Ein zweiter großer Nachteil von Immobilienbesitz ist dessen Illiquidität. Im Gegensatz zu Aktien werden Immobilien nicht an der Börse gehandelt und sind deshalb auch nicht jederzeit veräußerbar. Es kann lange dauern, bis man einen Käufer für seine Immobilie gefunden hat. Ist man unter Zeitdruck, dann ist die Wahrscheinlichkeit hoch, dass man Preiszugeständnisse machen muss und auch unter Verkehrswert verkauft. Für die Ersatzimmobilie entstehen wiederum hohe Kaufkosten (s.o.).
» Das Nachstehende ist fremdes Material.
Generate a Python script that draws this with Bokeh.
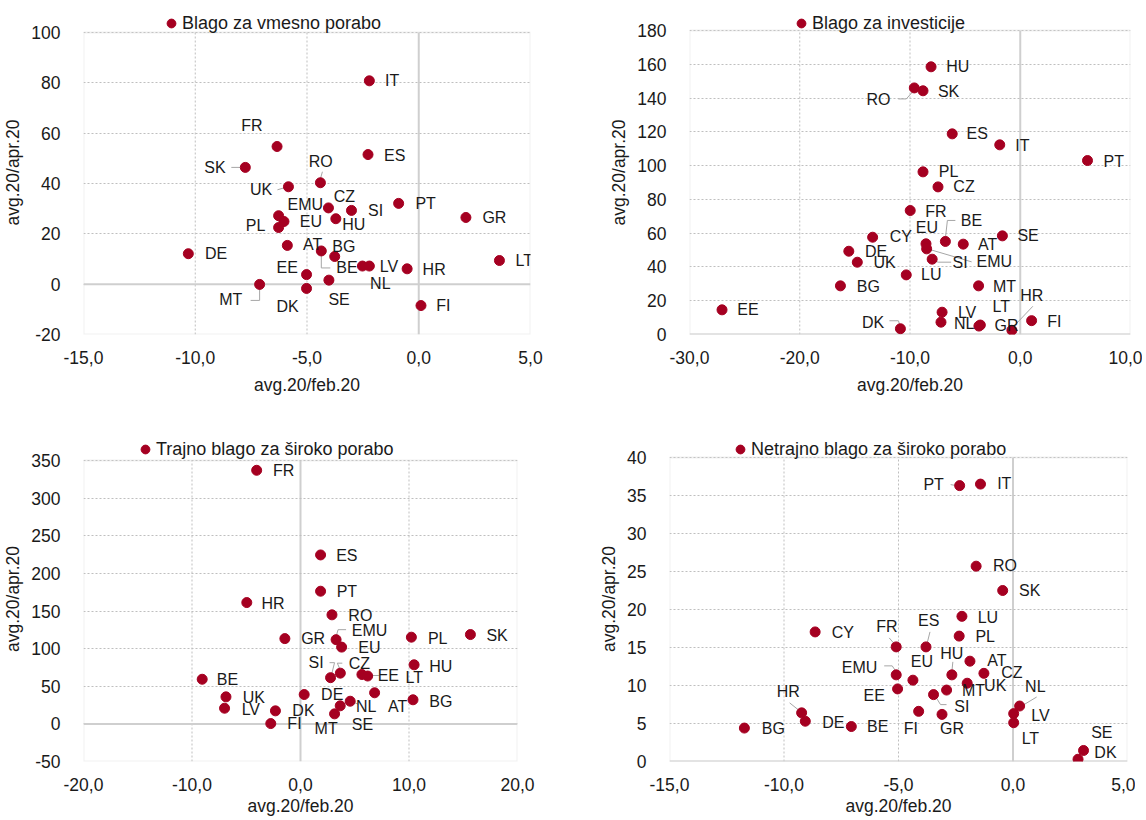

Zuletzt sei noch erwähnt, dass eine Immobilie bei den meisten Personen den größten Teil ihres Vermögens ausmacht. Dadurch besteht ein erhebliches Klumpenrisiko. Würden Sie in einen Fonds investieren, die nur eine Aktie enthält?
Fazit
Immobilien sind grundsätzlich eine attraktive, ertragbringende Anlageklasse. Eine selbstgenutzte Wohnung kann deshalb nicht nur die Lebensqualität erhöhen, sondern auch zum Vermögensaufbau beitragen. Die zu erzielende Rendite mit Eigentumswohnungen dürfte aber überschätzt werden. Seit 1976 konnte man damit eine durchschnittliche Rendite von 4,1 % p.a. vor Inflation und 1,8 % p.a. nach Abzug der Inflationsrate erzielen. Wer jetzt noch eine Immobilie in guter Lage erwirbt, sollte mit einer geringeren Rendite rechnen. Eine Finanzierung mit Fremdkapital kann sogar zu einer leicht negativen Realrendite führen. Darüber hinaus sind Immobilien immobil und illiquide. Eine Anlageklasse, die deutlich mehr Rendite abwirft und die genannten Nachteile nicht hat, ist die Aktie. Wer tiefer in das Thema einsteigen will, dem sei das Buch "Kaufen oder Mieten" von Gerd Kommer empfohlen, der dem Autor auch viele wertvolle Hinweise für diese Ausarbeitung gegeben hat.